**Instructions for the task:** Repeat all of the material below exactly as written, images excluded.

**Data section:**
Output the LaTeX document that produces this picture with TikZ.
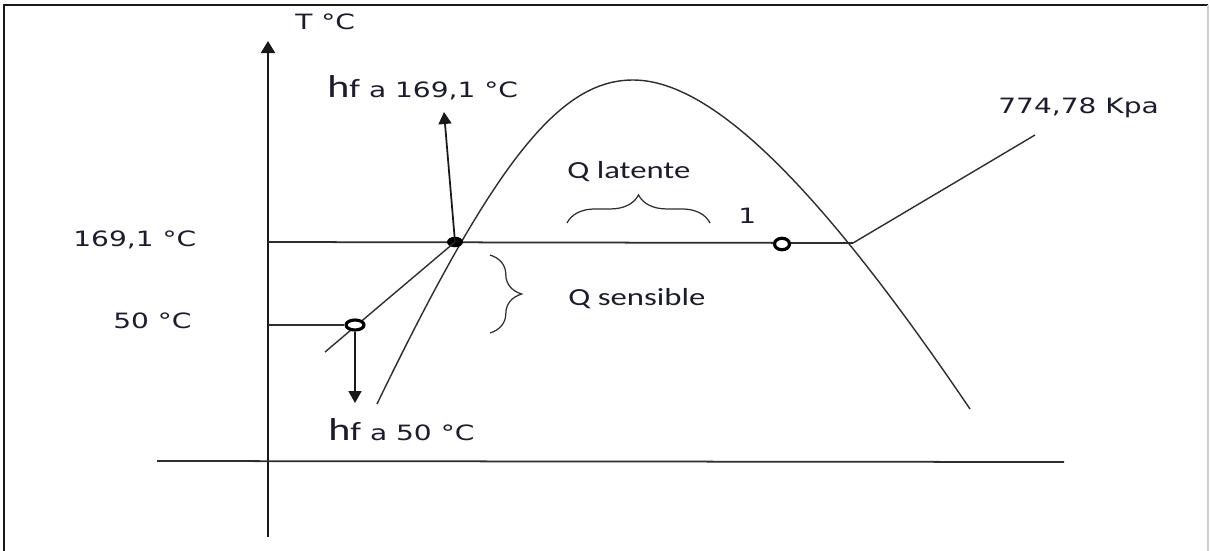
\documentclass[tikz,border=0pt]{standalone}
\usepackage{fontspec}
\newfontfamily\verdfont[FakeStretch=1.33]{DejaVu Sans}
\newfontfamily\calfont[FakeStretch=1.33]{Carlito}
\usetikzlibrary{
  shapes.geometric,
  arrows.meta,
  positioning,
  decorations.pathreplacing
}
\definecolor{labelcolor}{RGB}{28, 28, 48}
\definecolor{linecolor}{RGB}{45, 45, 45}
\definecolor{framecolor}{RGB}{25, 25, 25}
\definecolor{rightframecolor}{RGB}{205, 205, 205}
\tikzset{
valuelabel/.style={
  font=\verdfont\fontsize{12}{14}\selectfont,
  text=labelcolor,
  inner sep=0pt
},
qlabel/.style={
  font=\calfont\fontsize{14}{16}\selectfont,
  text=labelcolor,
  inner sep=0pt
},
curveline/.style={
  line width=0.8pt,
  draw=linecolor
}
}
\newcommand{\hfmark}{{\calfont\fontsize{18}{20}\selectfont h\fontsize{15}{18}\selectfont f}}

\begin{document}
\begin{tikzpicture}[
    x=0.2mm, y=-0.2mm,
    % Estilos dos eixos e setas
    axisline/.style={line width=1.2pt, draw=framecolor, -{Triangle[length=2.4mm, width=2.8mm]}},
    arrow/.style={line width=1pt, draw=framecolor, -{Triangle[length=2.4mm, width=2.6mm]}},
    qbrace/.style={decorate, decoration={brace, amplitude=#1}, line width=0.7pt, draw=linecolor},
    % Estilos dos pontos
    satdot/.style={ellipse, fill=black, minimum width=3.2mm, minimum height=2.1mm, inner sep=0pt},
    ringdot/.style 2 args={ellipse, draw=black, fill=white, line width=1.8pt, minimum width=#1, minimum height=#2, inner sep=0pt},
]
\useasboundingbox (0,0) rectangle (1210,550);

% ============================================================================
% MOLDURA
% ============================================================================
\draw[framecolor, line width=1.4pt] (4,551) -- (4,5) -- (1208,5);
\draw[rightframecolor, line width=0.8pt] (1208,5) -- (1208,551);

% ============================================================================
% EIXOS
% ============================================================================
\coordinate (axisbot) at (268,537);
\coordinate (axistop) at (268,41);
\coordinate (basel) at (157,461);
\coordinate (baser) at (1064,462);
\draw[axisline] (axisbot) -- (axistop);
\draw[curveline, line width=1pt] (basel) -- (baser);
\node[valuelabel, anchor=base west] (tlabel) at (295,29) {T °C};

% ============================================================================
% CAMPANA DE SATURAÇÃO
% ============================================================================
\coordinate (domel) at (377,404);
\coordinate (dometop) at (633,80);
\coordinate (domer) at (970,409);
\draw[curveline] (domel) .. controls (495,160) and (560,80) .. (dometop)
  .. controls (715,80) and (825,195) .. (domer);

% ============================================================================
% ISOTERMAS E PONTOS
% ============================================================================
\coordinate (t169) at (268,242);
\coordinate (t50) at (268,325);
\coordinate (pend) at (853,243);
\coordinate (kpaend) at (1035,135);
\coordinate (tangbot) at (325,352);
\coordinate (hfup) at (444,112);
\coordinate (hfdown) at (355,403);

\draw[curveline, line width=1pt] (t169) -- (pend);
\draw[curveline] (pend) -- (kpaend);
\node[satdot] (sat) at (455,242) {};
\draw[curveline] (sat.center) -- (tangbot);
\node[ringdot={3.6mm}{2mm}] (liq50) at (355,325) {};
\node[ringdot={3mm}{2.3mm}] (state1) at (782,244) {};
\draw[curveline, line width=1pt] (t50) -- (liq50.west);
\draw[arrow] (sat.center) -- (hfup);
\draw[arrow] (liq50.south) -- (hfdown);

% ============================================================================
% CHAVES
% ============================================================================
\coordinate (latl) at (567,223);
\coordinate (latr) at (710,223);
\coordinate (sent) at (490,255);
\coordinate (senb) at (490,333);
\draw[qbrace=16pt] (latl) -- (latr);
\draw[qbrace=18pt] (sent) -- (senb);

% ============================================================================
% RÓTULOS
% ============================================================================
\node[valuelabel, anchor=base west] (lab169) at (73,246) {169,1 °C};
\node[valuelabel, anchor=base west] (lab50) at (113,328) {50 °C};
\node[valuelabel, anchor=base west] (labkpa) at (998,113) {774,78 Kpa};
\node[valuelabel, anchor=base west] (labone) at (738,223) {1};
\node[valuelabel, anchor=base west] (hfsat) at (327,97) {\hfmark{} a 169,1 °C};
\node[valuelabel, anchor=base west] (hfliq) at (328,440) {\hfmark{} a 50 °C};
\node[qlabel, anchor=base west] (qlat) at (567,178) {Q latente};
\node[qlabel, anchor=base west] (qsen) at (568,305) {Q sensible};

\end{tikzpicture}
\end{document}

**Exercise answer:**
Output the LaTeX document that produces this picture with TikZ.
\documentclass[tikz,border=0pt]{standalone}
\usepackage{fontspec}
\newfontfamily\verdfont[FakeStretch=1.33]{DejaVu Sans}
\newfontfamily\calfont[FakeStretch=1.33]{Carlito}
\usetikzlibrary{
  shapes.geometric,
  arrows.meta,
  positioning,
  decorations.pathreplacing
}
\definecolor{labelcolor}{RGB}{28, 28, 48}
\definecolor{linecolor}{RGB}{45, 45, 45}
\definecolor{framecolor}{RGB}{25, 25, 25}
\definecolor{rightframecolor}{RGB}{205, 205, 205}
\tikzset{
valuelabel/.style={
  font=\verdfont\fontsize{12}{14}\selectfont,
  text=labelcolor,
  inner sep=0pt
},
qlabel/.style={
  font=\calfont\fontsize{14}{16}\selectfont,
  text=labelcolor,
  inner sep=0pt
},
curveline/.style={
  line width=0.8pt,
  draw=linecolor
}
}
\newcommand{\hfmark}{{\calfont\fontsize{18}{20}\selectfont h\fontsize{15}{18}\selectfont f}}

\begin{document}
\begin{tikzpicture}[
    x=0.2mm, y=-0.2mm,
    % Estilos dos eixos e setas
    axisline/.style={line width=1.2pt, draw=framecolor, -{Triangle[length=2.4mm, width=2.8mm]}},
    arrow/.style={line width=1pt, draw=framecolor, -{Triangle[length=2.4mm, width=2.6mm]}},
    qbrace/.style={decorate, decoration={brace, amplitude=#1}, line width=0.7pt, draw=linecolor},
    % Estilos dos pontos
    satdot/.style={ellipse, fill=black, minimum width=3.2mm, minimum height=2.1mm, inner sep=0pt},
    ringdot/.style 2 args={ellipse, draw=black, fill=white, line width=1.8pt, minimum width=#1, minimum height=#2, inner sep=0pt},
]
\useasboundingbox (0,0) rectangle (1210,550);

% ============================================================================
% MOLDURA
% ============================================================================
\draw[framecolor, line width=1.4pt] (4,551) -- (4,5) -- (1208,5);
\draw[rightframecolor, line width=0.8pt] (1208,5) -- (1208,551);

% ============================================================================
% EIXOS
% ============================================================================
\coordinate (axisbot) at (268,537);
\coordinate (axistop) at (268,41);
\coordinate (basel) at (157,461);
\coordinate (baser) at (1064,462);
\draw[axisline] (axisbot) -- (axistop);
\draw[curveline, line width=1pt] (basel) -- (baser);
\node[valuelabel, anchor=base west] (tlabel) at (295,29) {T °C};

% ============================================================================
% CAMPANA DE SATURAÇÃO
% ============================================================================
\coordinate (domel) at (377,404);
\coordinate (dometop) at (633,80);
\coordinate (domer) at (970,409);
\draw[curveline] (domel) .. controls (495,160) and (560,80) .. (dometop)
  .. controls (715,80) and (825,195) .. (domer);

% ============================================================================
% ISOTERMAS E PONTOS
% ============================================================================
\coordinate (t169) at (268,242);
\coordinate (t50) at (268,325);
\coordinate (pend) at (853,243);
\coordinate (kpaend) at (1035,135);
\coordinate (tangbot) at (325,352);
\coordinate (hfup) at (444,112);
\coordinate (hfdown) at (355,403);

\draw[curveline, line width=1pt] (t169) -- (pend);
\draw[curveline] (pend) -- (kpaend);
\node[satdot] (sat) at (455,242) {};
\draw[curveline] (sat.center) -- (tangbot);
\node[ringdot={3.6mm}{2mm}] (liq50) at (355,325) {};
\node[ringdot={3mm}{2.3mm}] (state1) at (782,244) {};
\draw[curveline, line width=1pt] (t50) -- (liq50.west);
\draw[arrow] (sat.center) -- (hfup);
\draw[arrow] (liq50.south) -- (hfdown);

% ============================================================================
% CHAVES
% ============================================================================
\coordinate (latl) at (567,223);
\coordinate (latr) at (710,223);
\coordinate (sent) at (490,255);
\coordinate (senb) at (490,333);
\draw[qbrace=16pt] (latl) -- (latr);
\draw[qbrace=18pt] (sent) -- (senb);

% ============================================================================
% RÓTULOS
% ============================================================================
\node[valuelabel, anchor=base west] (lab169) at (73,246) {169,1 °C};
\node[valuelabel, anchor=base west] (lab50) at (113,328) {50 °C};
\node[valuelabel, anchor=base west] (labkpa) at (998,113) {774,78 Kpa};
\node[valuelabel, anchor=base west] (labone) at (738,223) {1};
\node[valuelabel, anchor=base west] (hfsat) at (327,97) {\hfmark{} a 169,1 °C};
\node[valuelabel, anchor=base west] (hfliq) at (328,440) {\hfmark{} a 50 °C};
\node[qlabel, anchor=base west] (qlat) at (567,178) {Q latente};
\node[qlabel, anchor=base west] (qsen) at (568,305) {Q sensible};

\end{tikzpicture}
\end{document}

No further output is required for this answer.